- DESCRIPTION OF THE TASK
Copy each line of the data below with the word "this".

[Stored data]
################

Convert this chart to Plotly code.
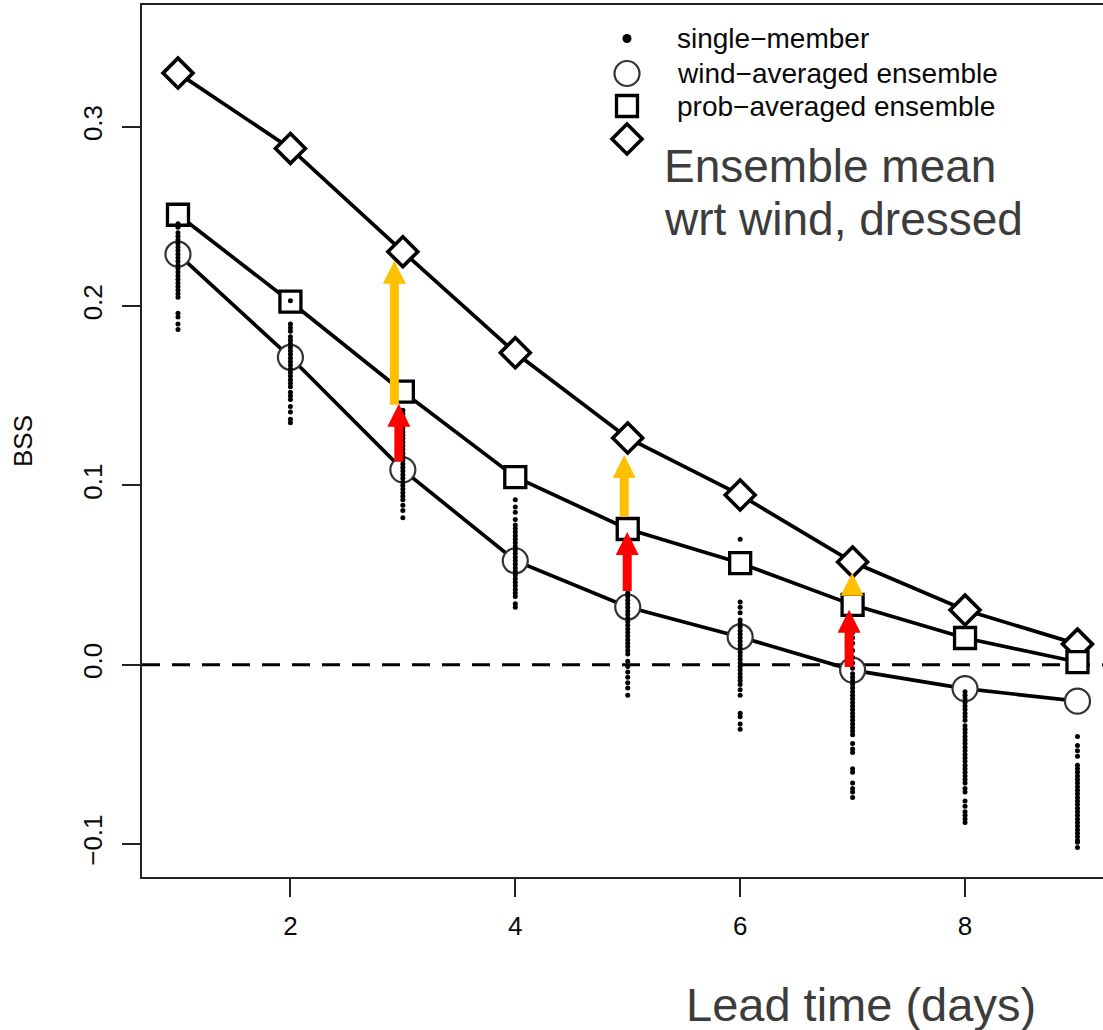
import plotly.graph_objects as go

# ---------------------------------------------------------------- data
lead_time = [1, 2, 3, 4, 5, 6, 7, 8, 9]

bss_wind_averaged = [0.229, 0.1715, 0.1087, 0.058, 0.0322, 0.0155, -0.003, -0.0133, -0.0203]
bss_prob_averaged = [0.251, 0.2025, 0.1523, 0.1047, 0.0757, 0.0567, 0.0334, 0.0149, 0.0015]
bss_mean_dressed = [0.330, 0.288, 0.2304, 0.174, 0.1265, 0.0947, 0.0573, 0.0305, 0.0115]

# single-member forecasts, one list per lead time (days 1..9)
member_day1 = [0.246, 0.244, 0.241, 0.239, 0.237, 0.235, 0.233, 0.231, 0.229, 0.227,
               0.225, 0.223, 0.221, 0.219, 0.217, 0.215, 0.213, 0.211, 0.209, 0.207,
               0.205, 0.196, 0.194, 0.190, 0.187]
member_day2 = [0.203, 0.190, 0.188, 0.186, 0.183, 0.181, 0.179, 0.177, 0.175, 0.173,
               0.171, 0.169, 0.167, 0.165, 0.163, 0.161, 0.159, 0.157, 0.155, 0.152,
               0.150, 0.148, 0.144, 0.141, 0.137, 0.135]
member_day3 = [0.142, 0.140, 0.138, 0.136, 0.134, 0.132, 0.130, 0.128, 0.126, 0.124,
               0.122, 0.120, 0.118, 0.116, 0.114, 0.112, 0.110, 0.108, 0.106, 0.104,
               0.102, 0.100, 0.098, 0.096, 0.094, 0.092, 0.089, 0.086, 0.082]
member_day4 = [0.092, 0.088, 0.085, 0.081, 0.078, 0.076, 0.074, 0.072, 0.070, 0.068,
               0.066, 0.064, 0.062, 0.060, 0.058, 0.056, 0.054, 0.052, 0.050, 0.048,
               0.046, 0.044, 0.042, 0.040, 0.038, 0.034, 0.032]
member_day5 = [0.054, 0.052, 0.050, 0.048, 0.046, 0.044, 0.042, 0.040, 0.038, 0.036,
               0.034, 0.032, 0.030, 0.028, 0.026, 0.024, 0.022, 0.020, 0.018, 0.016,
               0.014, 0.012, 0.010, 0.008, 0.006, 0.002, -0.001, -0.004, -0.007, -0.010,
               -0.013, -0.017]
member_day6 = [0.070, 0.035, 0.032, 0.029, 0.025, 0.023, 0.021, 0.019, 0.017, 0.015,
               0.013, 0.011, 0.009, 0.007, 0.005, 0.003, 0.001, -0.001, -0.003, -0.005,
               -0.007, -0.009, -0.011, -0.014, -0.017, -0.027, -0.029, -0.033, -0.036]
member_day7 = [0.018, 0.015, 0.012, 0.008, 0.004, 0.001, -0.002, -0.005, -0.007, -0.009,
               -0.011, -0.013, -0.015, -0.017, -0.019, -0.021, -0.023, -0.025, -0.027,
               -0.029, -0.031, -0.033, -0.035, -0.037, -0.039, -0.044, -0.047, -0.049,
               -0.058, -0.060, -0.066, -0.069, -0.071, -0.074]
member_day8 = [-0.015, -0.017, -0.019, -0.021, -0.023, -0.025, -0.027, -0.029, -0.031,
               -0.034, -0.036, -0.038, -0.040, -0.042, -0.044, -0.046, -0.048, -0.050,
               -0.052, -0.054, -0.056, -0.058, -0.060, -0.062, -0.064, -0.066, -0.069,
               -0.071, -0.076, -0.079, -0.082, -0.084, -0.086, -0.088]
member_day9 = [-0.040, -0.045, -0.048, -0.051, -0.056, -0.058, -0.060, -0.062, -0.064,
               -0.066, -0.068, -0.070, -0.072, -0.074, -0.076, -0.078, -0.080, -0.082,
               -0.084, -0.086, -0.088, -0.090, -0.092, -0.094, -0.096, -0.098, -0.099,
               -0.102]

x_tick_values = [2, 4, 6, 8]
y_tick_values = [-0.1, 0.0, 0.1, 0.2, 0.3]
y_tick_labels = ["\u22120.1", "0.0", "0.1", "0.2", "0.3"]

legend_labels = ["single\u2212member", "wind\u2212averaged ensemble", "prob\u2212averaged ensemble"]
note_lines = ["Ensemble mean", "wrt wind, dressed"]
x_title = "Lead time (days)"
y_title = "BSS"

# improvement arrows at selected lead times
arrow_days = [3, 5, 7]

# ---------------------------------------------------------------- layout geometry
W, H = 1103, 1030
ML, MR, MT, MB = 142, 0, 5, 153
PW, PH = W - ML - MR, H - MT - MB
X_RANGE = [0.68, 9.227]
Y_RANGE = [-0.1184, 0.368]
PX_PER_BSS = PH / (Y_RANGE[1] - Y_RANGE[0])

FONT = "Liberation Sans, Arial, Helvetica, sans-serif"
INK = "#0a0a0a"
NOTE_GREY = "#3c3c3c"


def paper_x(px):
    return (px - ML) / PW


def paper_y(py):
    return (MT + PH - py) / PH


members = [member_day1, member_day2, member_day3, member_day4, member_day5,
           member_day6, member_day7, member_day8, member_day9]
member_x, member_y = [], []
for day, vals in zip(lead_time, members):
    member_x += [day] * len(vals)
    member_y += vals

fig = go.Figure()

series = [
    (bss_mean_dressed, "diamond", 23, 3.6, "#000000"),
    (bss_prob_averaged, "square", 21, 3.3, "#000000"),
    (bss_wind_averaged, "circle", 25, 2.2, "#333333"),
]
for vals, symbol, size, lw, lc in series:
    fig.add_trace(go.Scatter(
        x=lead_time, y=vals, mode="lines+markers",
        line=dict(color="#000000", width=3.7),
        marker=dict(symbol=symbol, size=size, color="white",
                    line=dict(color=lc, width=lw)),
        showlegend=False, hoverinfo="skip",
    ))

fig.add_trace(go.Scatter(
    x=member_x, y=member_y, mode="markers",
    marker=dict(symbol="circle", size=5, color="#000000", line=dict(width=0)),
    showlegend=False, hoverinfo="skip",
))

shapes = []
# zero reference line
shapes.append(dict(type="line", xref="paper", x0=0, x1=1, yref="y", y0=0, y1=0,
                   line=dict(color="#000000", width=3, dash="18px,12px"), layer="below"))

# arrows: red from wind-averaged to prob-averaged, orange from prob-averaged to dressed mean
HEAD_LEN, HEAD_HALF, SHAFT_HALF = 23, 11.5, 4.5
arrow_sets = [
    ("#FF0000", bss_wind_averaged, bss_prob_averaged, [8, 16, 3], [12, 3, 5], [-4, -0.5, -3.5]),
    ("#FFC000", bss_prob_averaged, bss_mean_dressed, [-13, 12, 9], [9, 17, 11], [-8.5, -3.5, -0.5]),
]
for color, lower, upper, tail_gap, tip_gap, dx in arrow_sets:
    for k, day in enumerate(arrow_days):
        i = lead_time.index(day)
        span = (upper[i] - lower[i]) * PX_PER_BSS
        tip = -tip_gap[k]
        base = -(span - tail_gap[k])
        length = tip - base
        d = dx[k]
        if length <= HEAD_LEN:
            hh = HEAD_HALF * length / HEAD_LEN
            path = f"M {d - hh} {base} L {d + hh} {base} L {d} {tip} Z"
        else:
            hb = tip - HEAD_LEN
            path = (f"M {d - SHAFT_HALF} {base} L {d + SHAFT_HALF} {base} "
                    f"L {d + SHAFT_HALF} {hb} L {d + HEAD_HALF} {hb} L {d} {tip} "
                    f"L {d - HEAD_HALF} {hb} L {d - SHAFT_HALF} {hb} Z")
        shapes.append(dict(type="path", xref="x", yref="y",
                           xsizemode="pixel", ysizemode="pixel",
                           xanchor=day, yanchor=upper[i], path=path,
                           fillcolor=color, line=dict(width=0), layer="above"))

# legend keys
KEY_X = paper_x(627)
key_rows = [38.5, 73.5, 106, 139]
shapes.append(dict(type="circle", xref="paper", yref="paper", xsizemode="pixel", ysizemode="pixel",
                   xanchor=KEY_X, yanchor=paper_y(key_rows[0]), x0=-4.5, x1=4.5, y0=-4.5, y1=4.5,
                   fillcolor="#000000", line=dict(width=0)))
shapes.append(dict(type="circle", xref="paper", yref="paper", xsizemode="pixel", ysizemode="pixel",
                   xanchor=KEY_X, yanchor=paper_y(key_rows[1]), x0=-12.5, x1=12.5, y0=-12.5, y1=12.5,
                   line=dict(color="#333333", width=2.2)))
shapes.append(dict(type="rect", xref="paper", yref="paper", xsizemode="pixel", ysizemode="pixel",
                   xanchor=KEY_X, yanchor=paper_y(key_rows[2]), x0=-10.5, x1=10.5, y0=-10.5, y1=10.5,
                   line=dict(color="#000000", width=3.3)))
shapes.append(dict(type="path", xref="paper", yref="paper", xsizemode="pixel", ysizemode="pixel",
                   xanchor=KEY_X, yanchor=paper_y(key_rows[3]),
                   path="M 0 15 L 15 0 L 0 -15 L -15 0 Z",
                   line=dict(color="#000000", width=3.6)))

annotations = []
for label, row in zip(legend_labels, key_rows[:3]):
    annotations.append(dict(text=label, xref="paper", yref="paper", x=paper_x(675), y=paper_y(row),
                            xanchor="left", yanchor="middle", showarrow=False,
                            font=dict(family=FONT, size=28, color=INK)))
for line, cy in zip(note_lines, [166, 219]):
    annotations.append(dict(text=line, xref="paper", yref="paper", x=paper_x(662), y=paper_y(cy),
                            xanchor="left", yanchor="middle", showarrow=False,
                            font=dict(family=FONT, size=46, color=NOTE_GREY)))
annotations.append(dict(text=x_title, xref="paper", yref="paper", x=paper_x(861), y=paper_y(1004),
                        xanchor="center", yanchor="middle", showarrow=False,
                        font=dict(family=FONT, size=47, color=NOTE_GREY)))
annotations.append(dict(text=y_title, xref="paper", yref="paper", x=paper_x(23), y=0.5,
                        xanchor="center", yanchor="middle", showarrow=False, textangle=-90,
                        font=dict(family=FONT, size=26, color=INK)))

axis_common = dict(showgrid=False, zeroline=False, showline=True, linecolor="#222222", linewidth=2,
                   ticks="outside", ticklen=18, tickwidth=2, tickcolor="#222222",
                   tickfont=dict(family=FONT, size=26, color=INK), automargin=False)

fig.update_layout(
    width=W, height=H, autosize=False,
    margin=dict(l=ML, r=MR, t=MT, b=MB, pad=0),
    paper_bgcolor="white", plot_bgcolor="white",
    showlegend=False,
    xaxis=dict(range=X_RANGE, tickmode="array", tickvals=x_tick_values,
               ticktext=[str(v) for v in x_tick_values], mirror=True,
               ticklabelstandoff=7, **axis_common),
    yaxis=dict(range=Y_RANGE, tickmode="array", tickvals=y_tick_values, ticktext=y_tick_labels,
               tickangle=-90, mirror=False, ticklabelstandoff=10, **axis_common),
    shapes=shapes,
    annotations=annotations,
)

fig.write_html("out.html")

################

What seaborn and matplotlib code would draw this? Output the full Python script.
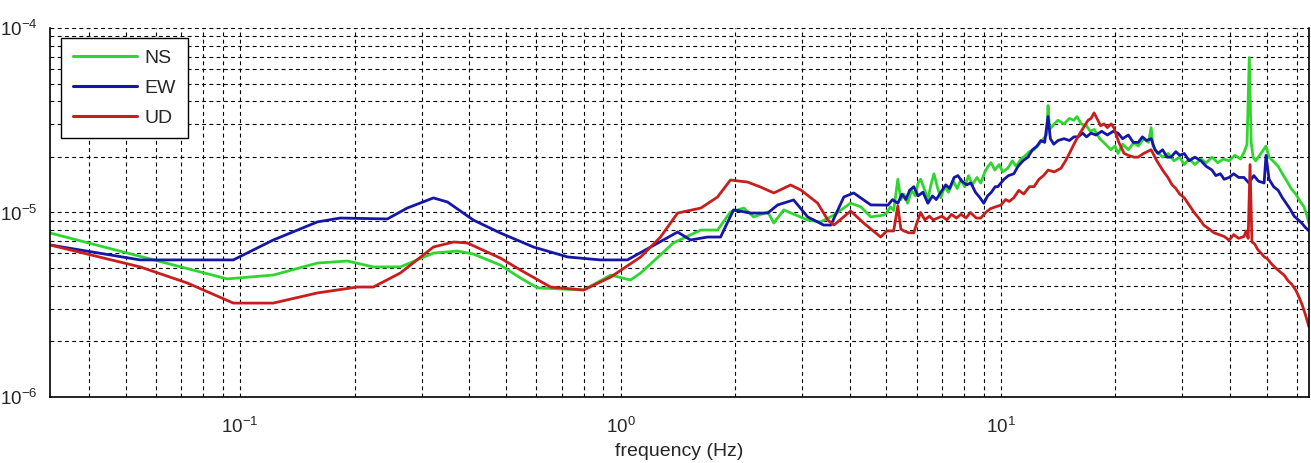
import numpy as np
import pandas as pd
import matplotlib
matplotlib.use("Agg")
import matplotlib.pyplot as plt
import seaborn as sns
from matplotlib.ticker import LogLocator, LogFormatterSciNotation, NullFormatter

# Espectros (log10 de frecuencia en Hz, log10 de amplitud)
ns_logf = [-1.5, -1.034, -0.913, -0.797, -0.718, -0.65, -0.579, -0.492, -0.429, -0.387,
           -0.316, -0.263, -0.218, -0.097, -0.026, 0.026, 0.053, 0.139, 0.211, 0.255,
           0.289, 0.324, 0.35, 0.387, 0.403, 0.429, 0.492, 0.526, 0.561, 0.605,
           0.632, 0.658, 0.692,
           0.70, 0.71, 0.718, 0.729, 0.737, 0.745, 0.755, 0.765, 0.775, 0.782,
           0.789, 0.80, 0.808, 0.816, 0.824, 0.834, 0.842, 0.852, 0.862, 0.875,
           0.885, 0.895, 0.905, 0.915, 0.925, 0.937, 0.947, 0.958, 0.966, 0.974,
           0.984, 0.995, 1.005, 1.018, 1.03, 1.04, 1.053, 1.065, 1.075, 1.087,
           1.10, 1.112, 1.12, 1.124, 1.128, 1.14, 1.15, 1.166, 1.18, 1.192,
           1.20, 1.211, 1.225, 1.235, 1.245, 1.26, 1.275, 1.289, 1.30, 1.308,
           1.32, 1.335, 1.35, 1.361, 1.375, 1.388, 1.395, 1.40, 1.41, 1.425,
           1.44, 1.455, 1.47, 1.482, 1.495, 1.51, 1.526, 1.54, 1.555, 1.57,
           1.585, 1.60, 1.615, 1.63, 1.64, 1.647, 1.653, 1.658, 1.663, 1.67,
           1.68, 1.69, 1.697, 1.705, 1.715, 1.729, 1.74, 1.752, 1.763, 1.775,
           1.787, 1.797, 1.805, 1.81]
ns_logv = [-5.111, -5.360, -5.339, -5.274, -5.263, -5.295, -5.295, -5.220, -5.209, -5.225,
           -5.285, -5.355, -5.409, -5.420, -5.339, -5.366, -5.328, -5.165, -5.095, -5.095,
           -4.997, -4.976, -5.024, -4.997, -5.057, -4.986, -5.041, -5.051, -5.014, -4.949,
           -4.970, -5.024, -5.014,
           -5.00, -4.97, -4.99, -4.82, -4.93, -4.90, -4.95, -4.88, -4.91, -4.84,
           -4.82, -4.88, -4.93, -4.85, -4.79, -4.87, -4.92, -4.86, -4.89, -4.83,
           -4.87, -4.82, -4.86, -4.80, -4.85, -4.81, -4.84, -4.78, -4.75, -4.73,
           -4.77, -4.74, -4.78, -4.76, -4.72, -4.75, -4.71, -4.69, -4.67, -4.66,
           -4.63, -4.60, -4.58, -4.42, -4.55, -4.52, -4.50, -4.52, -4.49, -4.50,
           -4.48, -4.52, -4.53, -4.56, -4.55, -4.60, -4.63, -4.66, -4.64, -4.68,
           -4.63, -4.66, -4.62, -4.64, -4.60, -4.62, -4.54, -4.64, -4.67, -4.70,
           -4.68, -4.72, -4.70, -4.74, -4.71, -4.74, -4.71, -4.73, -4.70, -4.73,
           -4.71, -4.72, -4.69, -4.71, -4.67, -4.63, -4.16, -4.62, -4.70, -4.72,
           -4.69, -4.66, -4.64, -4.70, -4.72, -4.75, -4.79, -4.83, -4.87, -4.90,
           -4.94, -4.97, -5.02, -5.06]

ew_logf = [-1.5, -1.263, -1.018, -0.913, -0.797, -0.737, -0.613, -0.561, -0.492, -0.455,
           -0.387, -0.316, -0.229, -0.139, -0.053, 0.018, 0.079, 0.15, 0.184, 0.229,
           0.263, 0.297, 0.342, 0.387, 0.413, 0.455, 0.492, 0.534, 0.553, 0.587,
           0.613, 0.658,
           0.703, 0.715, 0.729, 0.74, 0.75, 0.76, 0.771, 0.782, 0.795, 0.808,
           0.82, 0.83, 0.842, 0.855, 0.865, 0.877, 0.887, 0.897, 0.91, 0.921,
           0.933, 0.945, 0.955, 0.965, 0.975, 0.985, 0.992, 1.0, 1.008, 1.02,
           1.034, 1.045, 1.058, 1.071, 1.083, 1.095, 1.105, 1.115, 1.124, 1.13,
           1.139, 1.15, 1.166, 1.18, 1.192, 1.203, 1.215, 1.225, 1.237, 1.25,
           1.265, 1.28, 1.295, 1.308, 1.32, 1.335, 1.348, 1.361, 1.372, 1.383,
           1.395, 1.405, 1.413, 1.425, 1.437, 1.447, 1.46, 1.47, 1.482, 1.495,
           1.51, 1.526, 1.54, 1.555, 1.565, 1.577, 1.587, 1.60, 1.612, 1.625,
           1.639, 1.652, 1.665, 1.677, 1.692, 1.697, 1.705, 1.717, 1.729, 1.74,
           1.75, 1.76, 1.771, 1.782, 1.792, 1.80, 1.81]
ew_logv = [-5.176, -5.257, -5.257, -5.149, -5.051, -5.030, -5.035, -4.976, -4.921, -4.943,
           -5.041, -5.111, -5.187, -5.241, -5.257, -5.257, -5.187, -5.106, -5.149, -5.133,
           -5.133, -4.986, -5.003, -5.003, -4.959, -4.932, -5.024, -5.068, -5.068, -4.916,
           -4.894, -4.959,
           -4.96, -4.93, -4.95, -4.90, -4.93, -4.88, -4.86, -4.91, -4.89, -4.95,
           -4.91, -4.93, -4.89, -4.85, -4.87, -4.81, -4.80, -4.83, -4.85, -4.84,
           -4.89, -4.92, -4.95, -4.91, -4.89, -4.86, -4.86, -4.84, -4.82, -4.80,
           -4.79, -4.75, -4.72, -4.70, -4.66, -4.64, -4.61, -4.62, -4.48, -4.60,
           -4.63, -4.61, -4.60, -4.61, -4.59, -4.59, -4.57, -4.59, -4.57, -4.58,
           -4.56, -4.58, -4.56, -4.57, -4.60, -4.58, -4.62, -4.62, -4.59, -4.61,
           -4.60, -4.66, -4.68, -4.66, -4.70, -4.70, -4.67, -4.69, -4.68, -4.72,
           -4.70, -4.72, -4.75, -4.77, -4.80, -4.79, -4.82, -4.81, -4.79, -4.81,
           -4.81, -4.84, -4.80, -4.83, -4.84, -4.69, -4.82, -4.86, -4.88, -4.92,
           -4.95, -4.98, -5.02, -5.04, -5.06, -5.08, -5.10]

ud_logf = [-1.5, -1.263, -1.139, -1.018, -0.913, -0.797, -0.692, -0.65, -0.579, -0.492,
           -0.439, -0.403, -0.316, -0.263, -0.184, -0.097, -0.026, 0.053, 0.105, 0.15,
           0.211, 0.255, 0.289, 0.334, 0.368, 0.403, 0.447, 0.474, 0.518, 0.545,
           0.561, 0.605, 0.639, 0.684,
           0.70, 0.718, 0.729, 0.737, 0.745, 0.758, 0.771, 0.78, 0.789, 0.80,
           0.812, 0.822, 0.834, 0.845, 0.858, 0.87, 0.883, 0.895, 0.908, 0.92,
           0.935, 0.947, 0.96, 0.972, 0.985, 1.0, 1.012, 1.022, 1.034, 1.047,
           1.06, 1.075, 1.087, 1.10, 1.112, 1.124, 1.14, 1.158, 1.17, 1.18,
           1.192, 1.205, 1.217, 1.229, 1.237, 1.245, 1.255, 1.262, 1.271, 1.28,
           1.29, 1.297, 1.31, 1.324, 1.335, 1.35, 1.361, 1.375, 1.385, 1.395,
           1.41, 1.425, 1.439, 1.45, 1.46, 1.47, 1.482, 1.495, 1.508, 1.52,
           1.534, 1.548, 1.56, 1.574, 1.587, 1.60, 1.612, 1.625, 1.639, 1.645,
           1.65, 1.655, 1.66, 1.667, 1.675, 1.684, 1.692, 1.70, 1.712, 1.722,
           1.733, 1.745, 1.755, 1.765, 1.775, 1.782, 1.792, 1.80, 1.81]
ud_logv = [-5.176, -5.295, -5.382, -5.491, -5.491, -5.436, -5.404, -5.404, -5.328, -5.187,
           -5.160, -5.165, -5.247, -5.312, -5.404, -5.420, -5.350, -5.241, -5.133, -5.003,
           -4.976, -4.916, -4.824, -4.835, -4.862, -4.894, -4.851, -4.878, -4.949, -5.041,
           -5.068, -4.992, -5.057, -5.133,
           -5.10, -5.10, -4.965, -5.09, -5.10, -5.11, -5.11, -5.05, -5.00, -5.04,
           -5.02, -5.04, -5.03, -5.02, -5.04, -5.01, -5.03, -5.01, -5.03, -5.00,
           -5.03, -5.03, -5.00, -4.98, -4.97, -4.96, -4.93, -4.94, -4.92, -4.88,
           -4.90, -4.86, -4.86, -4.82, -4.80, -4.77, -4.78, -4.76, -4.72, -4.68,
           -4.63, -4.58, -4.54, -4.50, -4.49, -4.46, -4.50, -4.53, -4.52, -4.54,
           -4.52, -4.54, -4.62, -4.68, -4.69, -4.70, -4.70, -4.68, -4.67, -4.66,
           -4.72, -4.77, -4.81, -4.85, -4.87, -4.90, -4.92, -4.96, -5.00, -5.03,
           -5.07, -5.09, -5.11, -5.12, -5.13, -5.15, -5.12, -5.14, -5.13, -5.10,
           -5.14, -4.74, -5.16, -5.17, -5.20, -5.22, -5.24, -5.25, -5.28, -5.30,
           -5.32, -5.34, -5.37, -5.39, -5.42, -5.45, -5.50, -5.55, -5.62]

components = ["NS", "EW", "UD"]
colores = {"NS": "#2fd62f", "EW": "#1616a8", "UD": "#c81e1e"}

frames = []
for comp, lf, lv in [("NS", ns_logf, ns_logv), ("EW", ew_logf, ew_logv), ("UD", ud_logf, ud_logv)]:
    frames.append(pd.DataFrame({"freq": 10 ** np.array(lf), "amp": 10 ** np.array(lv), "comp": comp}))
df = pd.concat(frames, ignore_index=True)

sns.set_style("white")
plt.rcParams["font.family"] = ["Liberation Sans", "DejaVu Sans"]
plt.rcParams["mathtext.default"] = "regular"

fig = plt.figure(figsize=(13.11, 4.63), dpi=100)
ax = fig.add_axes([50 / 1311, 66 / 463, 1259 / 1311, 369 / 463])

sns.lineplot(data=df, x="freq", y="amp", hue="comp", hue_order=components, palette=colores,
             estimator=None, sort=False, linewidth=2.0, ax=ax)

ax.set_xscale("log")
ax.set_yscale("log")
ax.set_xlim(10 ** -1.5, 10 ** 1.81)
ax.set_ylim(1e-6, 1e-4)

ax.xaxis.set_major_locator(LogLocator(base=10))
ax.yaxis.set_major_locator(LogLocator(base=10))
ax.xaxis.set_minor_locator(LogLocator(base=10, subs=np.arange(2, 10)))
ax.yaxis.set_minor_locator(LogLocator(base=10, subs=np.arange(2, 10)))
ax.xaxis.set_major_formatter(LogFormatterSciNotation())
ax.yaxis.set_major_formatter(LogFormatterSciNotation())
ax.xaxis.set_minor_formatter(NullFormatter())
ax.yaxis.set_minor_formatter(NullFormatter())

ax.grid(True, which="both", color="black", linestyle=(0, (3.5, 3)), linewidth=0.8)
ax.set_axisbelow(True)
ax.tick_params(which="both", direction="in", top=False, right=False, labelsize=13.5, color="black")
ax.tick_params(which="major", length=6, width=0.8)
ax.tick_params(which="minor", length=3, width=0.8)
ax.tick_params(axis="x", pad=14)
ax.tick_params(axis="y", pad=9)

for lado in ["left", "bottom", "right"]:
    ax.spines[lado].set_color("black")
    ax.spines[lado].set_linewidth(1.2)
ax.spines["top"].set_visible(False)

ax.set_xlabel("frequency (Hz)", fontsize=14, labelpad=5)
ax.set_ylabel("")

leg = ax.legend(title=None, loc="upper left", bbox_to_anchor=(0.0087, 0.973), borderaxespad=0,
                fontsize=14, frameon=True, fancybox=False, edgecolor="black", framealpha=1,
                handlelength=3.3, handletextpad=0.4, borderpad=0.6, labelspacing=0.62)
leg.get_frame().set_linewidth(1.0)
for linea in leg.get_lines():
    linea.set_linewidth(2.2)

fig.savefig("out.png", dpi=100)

################

- CORRECT RESULT
Convert this chart to Plotly code.
What seaborn and matplotlib code would draw this? Output the full Python script.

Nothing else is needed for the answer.